• **TASK DIRECTIONS**
Retype the opening lines of the data exactly, stopping after the line that contains "Chart.register(...registerables);". Skip every picture.

• **GIVEN INFORMATION**
------------------------

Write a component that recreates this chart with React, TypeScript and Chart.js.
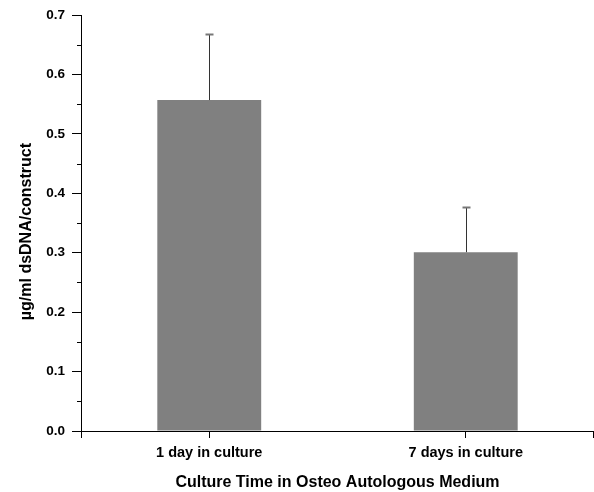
import React, { useEffect, useRef } from "react";
import { Chart, registerables } from "chart.js";

Chart.register(...registerables);

const categories = ["1 day in culture", "7 days in culture"];
const means = [0.557, 0.301];
const errors = [0.111, 0.076];
const yTicks = [0, 0.1, 0.2, 0.3, 0.4, 0.5, 0.6, 0.7];
const yMinorTicks = [0.05, 0.15, 0.25, 0.35, 0.45, 0.55, 0.65];
const yTitle = "µg/ml dsDNA/construct";
const xTitle = "Culture Time in Osteo Autologous Medium";

const FONT = "'Liberation Sans', Arial, sans-serif";

const extrasPlugin = {
  id: "extras",
  afterDatasetsDraw(chart: any) {
    const ctx = chart.ctx;
    const yScale = chart.scales.y;
    const meta = chart.getDatasetMeta(0);
    ctx.save();
    meta.data.forEach((bar: any, i: number) => {
      const x = Math.round(bar.x) + 0.5;
      const yBase = bar.y;
      const yTop = Math.round(yScale.getPixelForValue(means[i] + errors[i])) + 0.5;
      ctx.strokeStyle = "#333333";
      ctx.lineWidth = 1;
      ctx.beginPath();
      ctx.moveTo(x, yBase);
      ctx.lineTo(x, yTop);
      ctx.stroke();
      ctx.strokeStyle = "#777777";
      ctx.lineWidth = 2;
      ctx.beginPath();
      ctx.moveTo(x - 4, yTop);
      ctx.lineTo(x + 4, yTop);
      ctx.stroke();
    });
    ctx.restore();
  },
  afterDraw(chart: any) {
    const ctx = chart.ctx;
    const yScale = chart.scales.y;
    const area = chart.chartArea;
    ctx.save();
    ctx.strokeStyle = "#000000";
    ctx.lineWidth = 1;
    yMinorTicks.forEach((v) => {
      const y = Math.round(yScale.getPixelForValue(v)) + 0.5;
      ctx.beginPath();
      ctx.moveTo(area.left - 4, y);
      ctx.lineTo(area.left, y);
      ctx.stroke();
    });
    [area.left + 0.5, area.right - 0.5].forEach((x) => {
      ctx.beginPath();
      ctx.moveTo(x, area.bottom);
      ctx.lineTo(x, area.bottom + 7);
      ctx.stroke();
    });
    // y axis title
    ctx.translate(27, (area.top + area.bottom) / 2 + 8.5);
    ctx.rotate(-Math.PI / 2);
    ctx.fillStyle = "#000";
    ctx.font = `bold 16px ${FONT}`;
    ctx.textAlign = "center";
    ctx.textBaseline = "middle";
    ctx.fillText(yTitle, 0, 0);
    ctx.restore();
  },
};

export default function App() {
  const ref = useRef<HTMLCanvasElement>(null);
  useEffect(() => {
    document.body.style.margin = "0";
    const chart = new Chart(ref.current as HTMLCanvasElement, {
      type: "bar",
      data: {
        labels: categories,
        datasets: [
          {
            data: means,
            backgroundColor: "#808080",
            borderWidth: 0,
            categoryPercentage: 1,
            barPercentage: 0.405,
          },
        ],
      },
      options: {
        responsive: false,
        animation: false,
        layout: { padding: { top: 15, right: 0, left: 0, bottom: 0 } },
        plugins: {
          legend: { display: false },
          tooltip: { enabled: false },
        },
        scales: {
          x: {
            offset: true,
            grid: {
              offset: false,
              drawOnChartArea: false,
              tickLength: 7,
              tickColor: "#000",
            },
            border: { color: "#000", width: 1 },
            ticks: {
              color: "#000",
              padding: 6,
              font: { family: FONT, size: 14.5, weight: "bold" },
            },
            title: {
              display: true,
              text: xTitle,
              color: "#000",
              font: { family: FONT, size: 16, weight: "bold" },
              padding: { top: 0, bottom: 0 },
            },
            afterFit(scale: any) {
              scale.height = 61;
            },
          },
          y: {
            min: 0,
            max: 0.7,
            afterBuildTicks(scale: any) {
              scale.ticks = yTicks.map((v) => ({ value: v }));
            },
            grid: {
              drawOnChartArea: false,
              tickLength: 9,
              tickColor: "#000",
            },
            border: { color: "#000", width: 1 },
            ticks: {
              color: "#000",
              padding: 7,
              font: { family: FONT, size: 13.5, weight: "bold" },
              callback: (v: any) => Number(v).toFixed(1),
            },
            title: { display: false },
            afterFit(scale: any) {
              scale.width = 81;
            },
          },
        },
      },
      plugins: [extrasPlugin],
    } as any);
    return () => chart.destroy();
  }, []);
  return (
    <div style={{ width: 594, height: 492 }}>
      <canvas ref={ref} width={594} height={492} />
    </div>
  );
}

------------------------

• **SOLUTION TO THE EXERCISE**
Write a component that recreates this chart with React, TypeScript and Chart.js.
import React, { useEffect, useRef } from "react";
import { Chart, registerables } from "chart.js";

Chart.register(...registerables);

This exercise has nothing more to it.